Friday, December 17, 2010

Another item I've been meaning to write about for some time now: the Michael Moore / Wendell Potter exchange on Keith Olbermann's show. It's worth watching both Part 1 and Part 2.

It's disturbing to hear Mr. Potter admit to what was common practice by these insurance companies, as if there exists an understood, step-wise protocol on how to discredit someone or something. You try X and if that doesn't work you move to Y, and if that doesn't work you.... Really scary.

A particularly unsettling admission by Wendell is when he says, "But I think it meant that we would do what we had to do to create ads and op-eds that we would get conservative pundits to place in newspapers with the whole objective of, as they call it, reframing the debate, to try to move the attention from them to you as a filmmaker." [My emphasis]

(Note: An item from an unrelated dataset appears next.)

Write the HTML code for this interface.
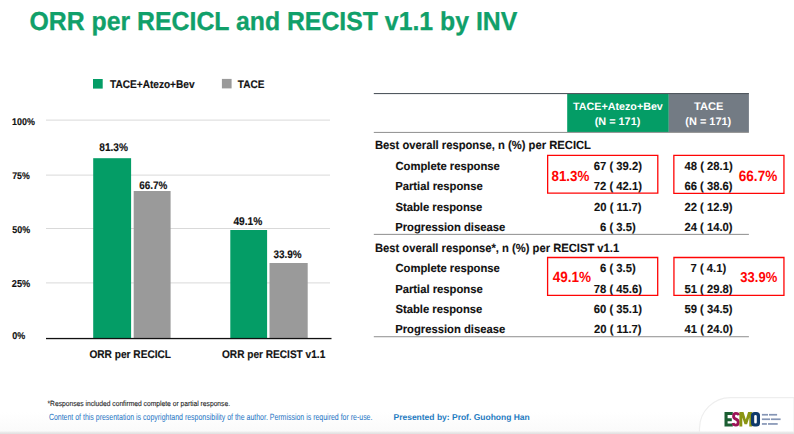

Is Wendell inferring that these companies can "create" propaganda per se, or a fabricated line of attack, and then simply find one of many conservative "pundits" to write it up and get it published in a major newspaper? Really? As if insurance companies have a Rolodex filled with right-wing writers for hire, who are just waiting for that call telling them what to write, with the chosen writer likely sending the finished copy back to the company for final edits. In fact, Potter seems to imply that the insurance companies would actually write the op-ed and then get a conservative writer to attach his/her name and get it published.

I don't doubt it happens, but nonetheless it was revolting to hear.